Liz Koch describes the cultured body (regardless of race) as the balletic pose, the military stance or, I might add, the hyper-tensive image of the tightly wound gym rat whose abdominals scream defensive aggression, as the body modeling power over. An image that springs to mind is all the CEOs of the oil majors standing side by side with their right hands raised as they take an oath before testifying to Congress (this week!), the disembodiment of the tucked-in gut, insulated by the protective paunch, the shallow breathing, the clenched jaw and the taut pelvic floor. We know they’re going to lie. They know they’re going to lie. And they fully expect to get away with it, just as they have for decades. There will not be an ounce of authenticity to it. That’s patriarchy. That’s whiteness. 

Along the way, those expectations and behaviors become conditioned in the flesh, even from childhood, as boys are taught to ‘be a man’ and girls are subtly steered away from authentic expression. These patterns become embedded in the character and communication within the physical structure itself. They are reflected in the windings and asymmetries of physiology and movement. The history is in the flesh, in neuro-muscular patterns, conditioned sensitivities and in the storms of neuro-transmitter release. The body tells the tale. The body speaks its mind. We are consciousness as structure. These patterns form the corral of embodied modernity, the colonized body expressing and perpetuating itself in qualitative patterns of attention, what we notice, the creeping (and creepy) narcissism of what we feel and what we do with all of it. 

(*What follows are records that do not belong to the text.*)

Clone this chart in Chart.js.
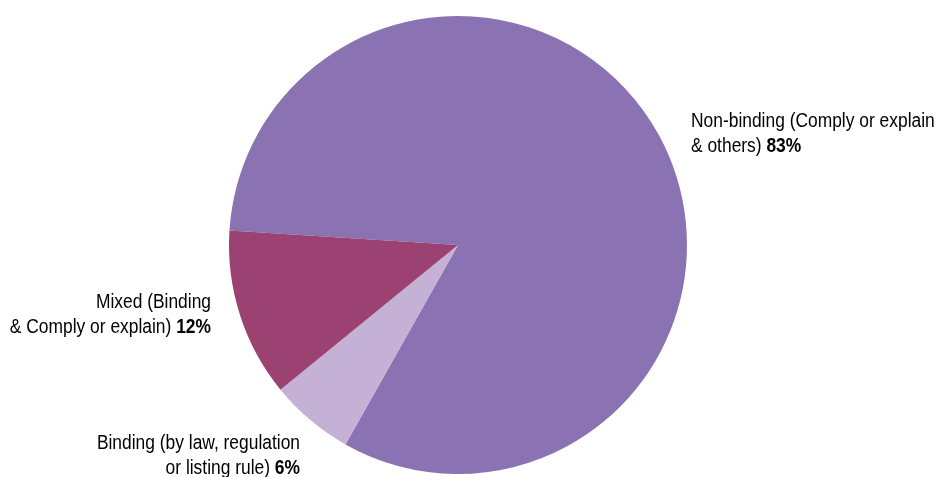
<!DOCTYPE html>
<html>
<head>
<meta charset="utf-8">
<script src="https://cdn.jsdelivr.net/npm/chart.js@4"></script>
<style>
    html, body { margin: 0; padding: 0; background: #ffffff; }
    #wrap { width: 936px; height: 477px; position: relative; }
</style>
</head>
<body>
<div id="wrap"><canvas id="regimeChart"></canvas></div>
<script>
const categories = [
    "Non-binding (Comply or explain & others)",
    "Binding (by law, regulation or listing rule)",
    "Mixed (Binding & Comply or explain)",
];
const shares = [83, 6, 12];
const sliceColors = ["#8b73b3", "#c6b1d6", "#9b4272"];

// label text split into lines; the share is appended in bold on the last line
const labelLines = [
    ["Non-binding (Comply or explain", "& others)"],
    ["Binding (by law, regulation", "or listing rule)"],
    ["Mixed (Binding", "& Comply or explain)"],
];
const labelAnchors = [
    { x: 691, y: 121, align: "left" },
    { x: 300, y: 443, align: "right" },
    { x: 211, y: 302, align: "right" },
];

const labelFont = "Liberation Sans, Arial, sans-serif";
// no narrow face installed, so squeeze the regular one horizontally
const narrowFactor = 0.87;

const outsideLabels = {
    id: "outsideLabels",
    afterDraw(chart) {
        const ctx = chart.ctx;
        const lineHeight = 25;
        const size = 20;

        ctx.save();
        ctx.fillStyle = "#000000";
        ctx.textBaseline = "middle";
        ctx.textAlign = "left";

        labelLines.forEach((lines, i) => {
            const anchor = labelAnchors[i];

            lines.forEach((text, j) => {
                const y = anchor.y + j * lineHeight;
                const isLast = j === lines.length - 1;
                const plain = isLast ? text + " " : text;
                const bold = isLast ? shares[i] + "%" : "";

                ctx.font = `${size}px ${labelFont}`;
                const plainWidth = ctx.measureText(plain).width;
                ctx.font = `bold ${size}px ${labelFont}`;
                const boldWidth = ctx.measureText(bold).width;

                let x = anchor.x;
                if (anchor.align === "right") {
                    x -= (plainWidth + boldWidth) * narrowFactor;
                }

                ctx.save();
                ctx.translate(x, y);
                ctx.scale(narrowFactor, 1);
                ctx.font = `${size}px ${labelFont}`;
                ctx.fillText(plain, 0, 0);
                if (bold) {
                    ctx.font = `bold ${size}px ${labelFont}`;
                    ctx.fillText(bold, plainWidth, 0);
                }
                ctx.restore();
            });
        });

        ctx.restore();
    }
};

new Chart(document.getElementById("regimeChart"), {
    type: "pie",
    data: {
        labels: categories,
        datasets: [{
            data: shares,
            backgroundColor: sliceColors,
            borderWidth: 0,
        }]
    },
    options: {
        responsive: true,
        maintainAspectRatio: false,
        animation: false,
        rotation: -86.4,
        layout: {
            padding: { top: 16, bottom: 3, left: 0, right: 20 }
        },
        plugins: {
            legend: { display: false },
            tooltip: { enabled: false }
        }
    },
    plugins: [outsideLabels]
});
</script>
</body>
</html>
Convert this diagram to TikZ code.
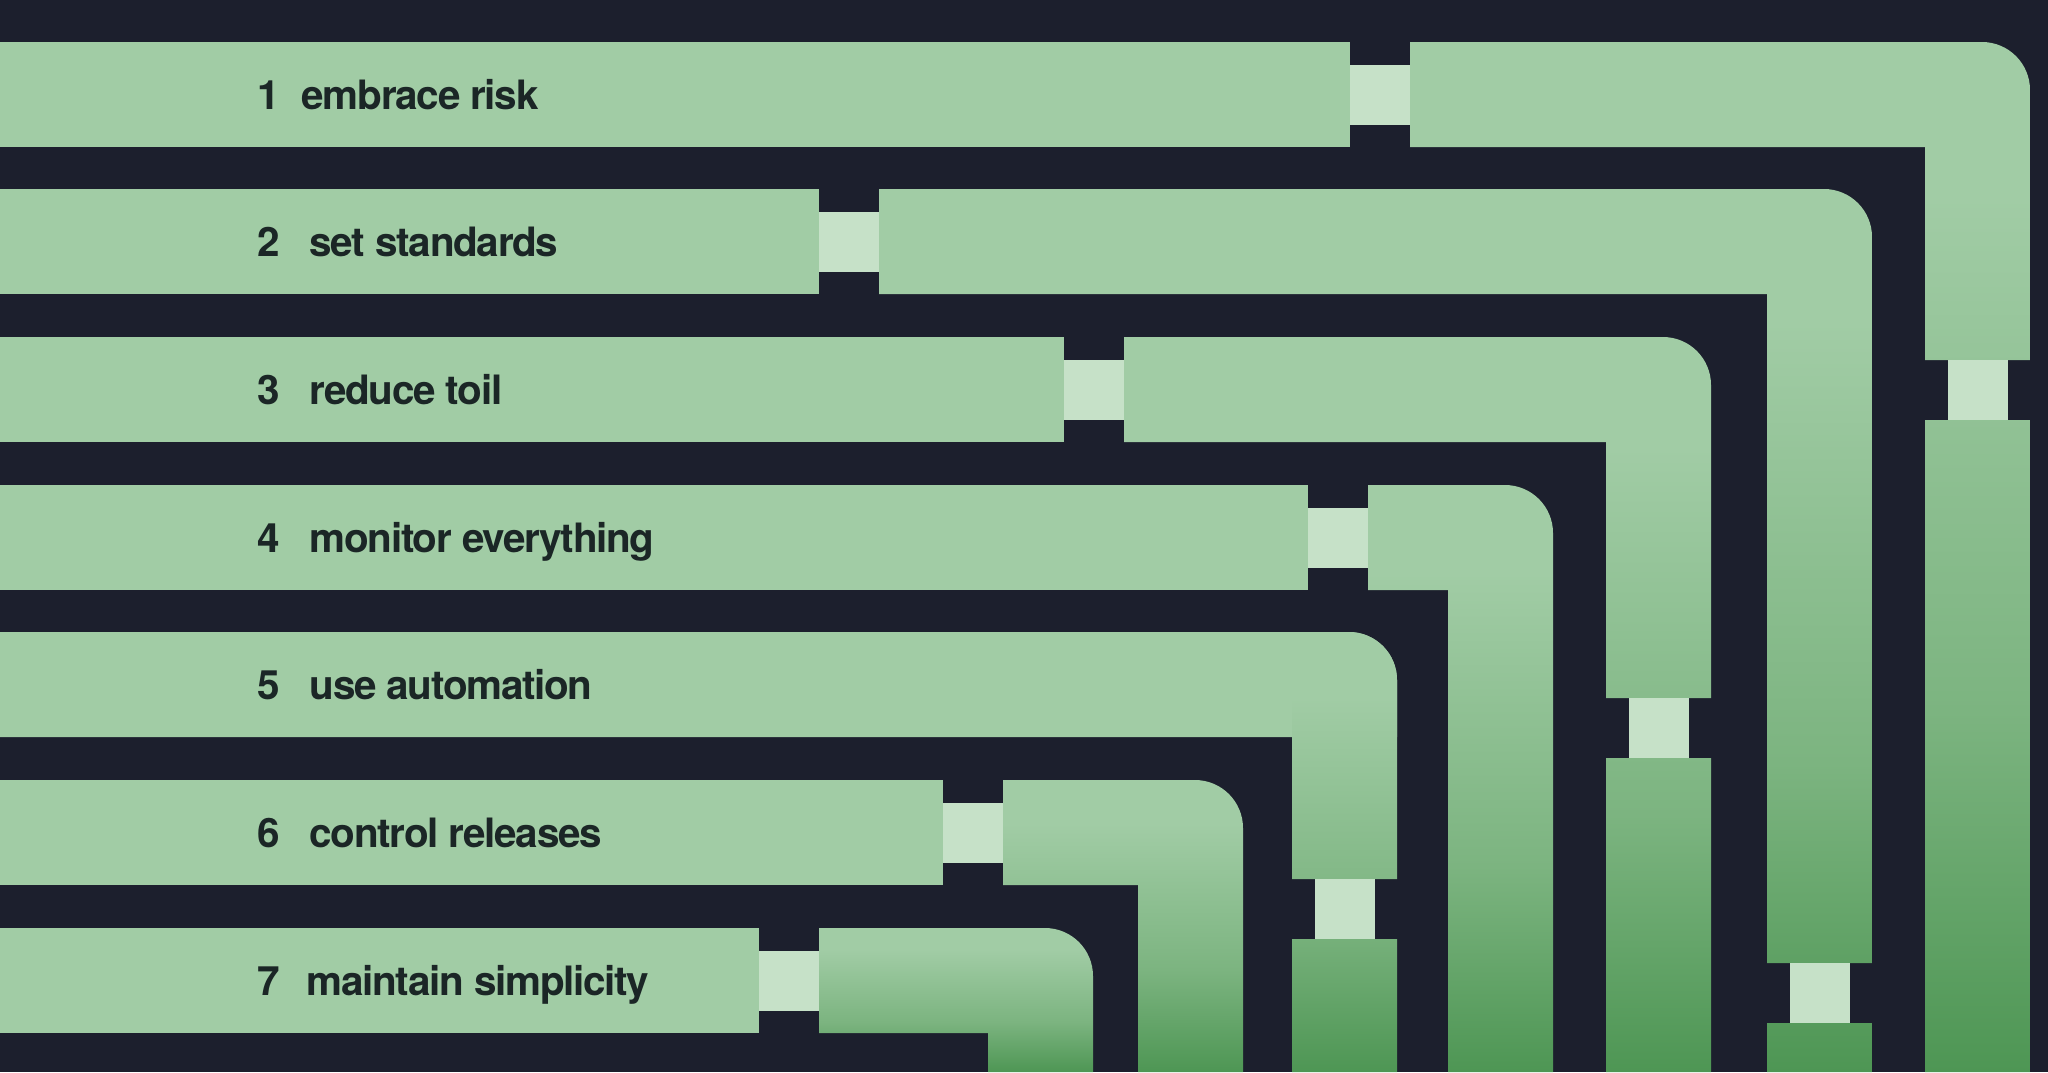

There’s a great deal I agree with about Liz Koch’s understanding of whiteness in the body, but I think the historical context could be expanded, going back to the 15th-16th centuries or even earlier: the extreme greed cloaked in religiosity, Church-sanctioned genocide for the glory of God’s Kingdom, the integral nature of capitalism, racism and the Church. The denial of the flesh and mostly the denial of the feminine, the ascent of rationality, the glorification of abstract thought, intellect, and the separation from nature are all included. The roots of whiteness run deep, even into the conformities of the microbiome, what we regard as legitimate sources of knowledge, how we understand human development, what we define as sanity. They also run deeply into the flesh, into our bones, our diverted, co-opted and contorted values entrained and reified by the state, fueling the disparities and polarities of our time, now even threatening our very fertility.